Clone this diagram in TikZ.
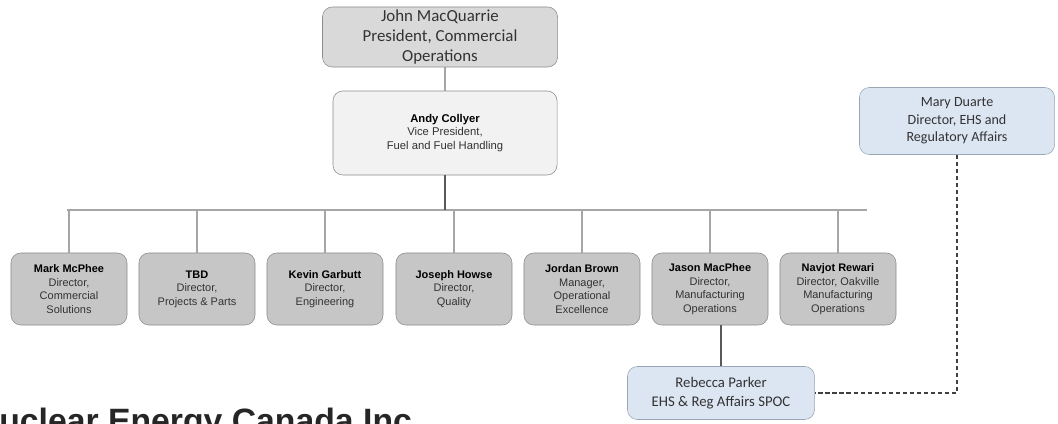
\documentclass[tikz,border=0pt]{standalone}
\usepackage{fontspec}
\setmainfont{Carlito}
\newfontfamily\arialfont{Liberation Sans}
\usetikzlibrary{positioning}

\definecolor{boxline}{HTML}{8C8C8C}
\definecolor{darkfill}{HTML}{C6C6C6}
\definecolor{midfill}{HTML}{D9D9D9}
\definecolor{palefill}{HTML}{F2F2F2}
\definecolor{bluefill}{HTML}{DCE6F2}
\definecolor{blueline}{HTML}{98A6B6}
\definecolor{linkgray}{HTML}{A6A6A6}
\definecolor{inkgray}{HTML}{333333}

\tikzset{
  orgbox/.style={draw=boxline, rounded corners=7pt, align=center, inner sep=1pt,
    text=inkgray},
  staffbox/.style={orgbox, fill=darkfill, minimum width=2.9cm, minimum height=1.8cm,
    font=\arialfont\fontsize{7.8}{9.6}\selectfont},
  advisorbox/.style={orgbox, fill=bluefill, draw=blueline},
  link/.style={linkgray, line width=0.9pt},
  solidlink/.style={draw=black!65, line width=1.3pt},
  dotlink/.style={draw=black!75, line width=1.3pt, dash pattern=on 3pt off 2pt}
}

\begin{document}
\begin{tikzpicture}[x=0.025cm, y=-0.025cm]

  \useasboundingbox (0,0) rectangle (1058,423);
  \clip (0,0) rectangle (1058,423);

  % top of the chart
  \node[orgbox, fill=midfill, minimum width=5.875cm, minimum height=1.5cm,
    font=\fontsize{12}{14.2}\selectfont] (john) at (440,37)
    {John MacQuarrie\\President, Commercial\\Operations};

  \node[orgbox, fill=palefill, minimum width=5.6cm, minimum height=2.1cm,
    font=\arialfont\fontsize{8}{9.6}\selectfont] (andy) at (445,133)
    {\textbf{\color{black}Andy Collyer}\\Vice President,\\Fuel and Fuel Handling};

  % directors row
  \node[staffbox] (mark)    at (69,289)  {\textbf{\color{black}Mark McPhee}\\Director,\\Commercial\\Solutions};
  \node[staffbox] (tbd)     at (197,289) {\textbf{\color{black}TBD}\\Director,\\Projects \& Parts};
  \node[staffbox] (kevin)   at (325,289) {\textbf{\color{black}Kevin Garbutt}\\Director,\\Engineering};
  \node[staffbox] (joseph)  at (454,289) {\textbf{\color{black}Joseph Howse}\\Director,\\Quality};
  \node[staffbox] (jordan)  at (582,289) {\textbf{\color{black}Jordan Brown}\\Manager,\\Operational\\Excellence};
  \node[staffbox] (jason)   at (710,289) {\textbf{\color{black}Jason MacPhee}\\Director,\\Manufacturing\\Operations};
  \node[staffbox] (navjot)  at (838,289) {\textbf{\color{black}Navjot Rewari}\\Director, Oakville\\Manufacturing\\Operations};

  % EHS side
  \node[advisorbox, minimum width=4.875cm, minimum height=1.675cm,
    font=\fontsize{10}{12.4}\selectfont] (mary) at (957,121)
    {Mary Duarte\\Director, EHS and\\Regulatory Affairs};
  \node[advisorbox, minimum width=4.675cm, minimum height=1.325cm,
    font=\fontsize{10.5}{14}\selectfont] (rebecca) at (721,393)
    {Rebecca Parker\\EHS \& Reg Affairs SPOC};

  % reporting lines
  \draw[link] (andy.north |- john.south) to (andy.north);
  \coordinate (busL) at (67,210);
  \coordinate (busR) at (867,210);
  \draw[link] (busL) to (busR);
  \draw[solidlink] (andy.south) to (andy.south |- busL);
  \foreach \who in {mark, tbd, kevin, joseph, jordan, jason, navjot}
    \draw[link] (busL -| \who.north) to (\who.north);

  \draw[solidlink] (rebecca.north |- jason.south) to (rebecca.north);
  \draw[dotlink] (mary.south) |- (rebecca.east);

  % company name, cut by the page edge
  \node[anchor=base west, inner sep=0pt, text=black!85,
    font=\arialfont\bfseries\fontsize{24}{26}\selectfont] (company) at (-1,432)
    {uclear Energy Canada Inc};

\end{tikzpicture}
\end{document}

#### YOUR INSTRUCTIONS:
All the lines above are to be reproduced exactly, except the pictures.

#### TASK OUTPUT:
Clone this diagram in TikZ.
\documentclass[tikz,border=0pt]{standalone}
\usepackage{fontspec}
\setmainfont{Carlito}
\newfontfamily\arialfont{Liberation Sans}
\usetikzlibrary{positioning}

\definecolor{boxline}{HTML}{8C8C8C}
\definecolor{darkfill}{HTML}{C6C6C6}
\definecolor{midfill}{HTML}{D9D9D9}
\definecolor{palefill}{HTML}{F2F2F2}
\definecolor{bluefill}{HTML}{DCE6F2}
\definecolor{blueline}{HTML}{98A6B6}
\definecolor{linkgray}{HTML}{A6A6A6}
\definecolor{inkgray}{HTML}{333333}

\tikzset{
  orgbox/.style={draw=boxline, rounded corners=7pt, align=center, inner sep=1pt,
    text=inkgray},
  staffbox/.style={orgbox, fill=darkfill, minimum width=2.9cm, minimum height=1.8cm,
    font=\arialfont\fontsize{7.8}{9.6}\selectfont},
  advisorbox/.style={orgbox, fill=bluefill, draw=blueline},
  link/.style={linkgray, line width=0.9pt},
  solidlink/.style={draw=black!65, line width=1.3pt},
  dotlink/.style={draw=black!75, line width=1.3pt, dash pattern=on 3pt off 2pt}
}

\begin{document}
\begin{tikzpicture}[x=0.025cm, y=-0.025cm]

  \useasboundingbox (0,0) rectangle (1058,423);
  \clip (0,0) rectangle (1058,423);

  % top of the chart
  \node[orgbox, fill=midfill, minimum width=5.875cm, minimum height=1.5cm,
    font=\fontsize{12}{14.2}\selectfont] (john) at (440,37)
    {John MacQuarrie\\President, Commercial\\Operations};

  \node[orgbox, fill=palefill, minimum width=5.6cm, minimum height=2.1cm,
    font=\arialfont\fontsize{8}{9.6}\selectfont] (andy) at (445,133)
    {\textbf{\color{black}Andy Collyer}\\Vice President,\\Fuel and Fuel Handling};

  % directors row
  \node[staffbox] (mark)    at (69,289)  {\textbf{\color{black}Mark McPhee}\\Director,\\Commercial\\Solutions};
  \node[staffbox] (tbd)     at (197,289) {\textbf{\color{black}TBD}\\Director,\\Projects \& Parts};
  \node[staffbox] (kevin)   at (325,289) {\textbf{\color{black}Kevin Garbutt}\\Director,\\Engineering};
  \node[staffbox] (joseph)  at (454,289) {\textbf{\color{black}Joseph Howse}\\Director,\\Quality};
  \node[staffbox] (jordan)  at (582,289) {\textbf{\color{black}Jordan Brown}\\Manager,\\Operational\\Excellence};
  \node[staffbox] (jason)   at (710,289) {\textbf{\color{black}Jason MacPhee}\\Director,\\Manufacturing\\Operations};
  \node[staffbox] (navjot)  at (838,289) {\textbf{\color{black}Navjot Rewari}\\Director, Oakville\\Manufacturing\\Operations};

  % EHS side
  \node[advisorbox, minimum width=4.875cm, minimum height=1.675cm,
    font=\fontsize{10}{12.4}\selectfont] (mary) at (957,121)
    {Mary Duarte\\Director, EHS and\\Regulatory Affairs};
  \node[advisorbox, minimum width=4.675cm, minimum height=1.325cm,
    font=\fontsize{10.5}{14}\selectfont] (rebecca) at (721,393)
    {Rebecca Parker\\EHS \& Reg Affairs SPOC};

  % reporting lines
  \draw[link] (andy.north |- john.south) to (andy.north);
  \coordinate (busL) at (67,210);
  \coordinate (busR) at (867,210);
  \draw[link] (busL) to (busR);
  \draw[solidlink] (andy.south) to (andy.south |- busL);
  \foreach \who in {mark, tbd, kevin, joseph, jordan, jason, navjot}
    \draw[link] (busL -| \who.north) to (\who.north);

  \draw[solidlink] (rebecca.north |- jason.south) to (rebecca.north);
  \draw[dotlink] (mary.south) |- (rebecca.east);

  % company name, cut by the page edge
  \node[anchor=base west, inner sep=0pt, text=black!85,
    font=\arialfont\bfseries\fontsize{24}{26}\selectfont] (company) at (-1,432)
    {uclear Energy Canada Inc};

\end{tikzpicture}
\end{document}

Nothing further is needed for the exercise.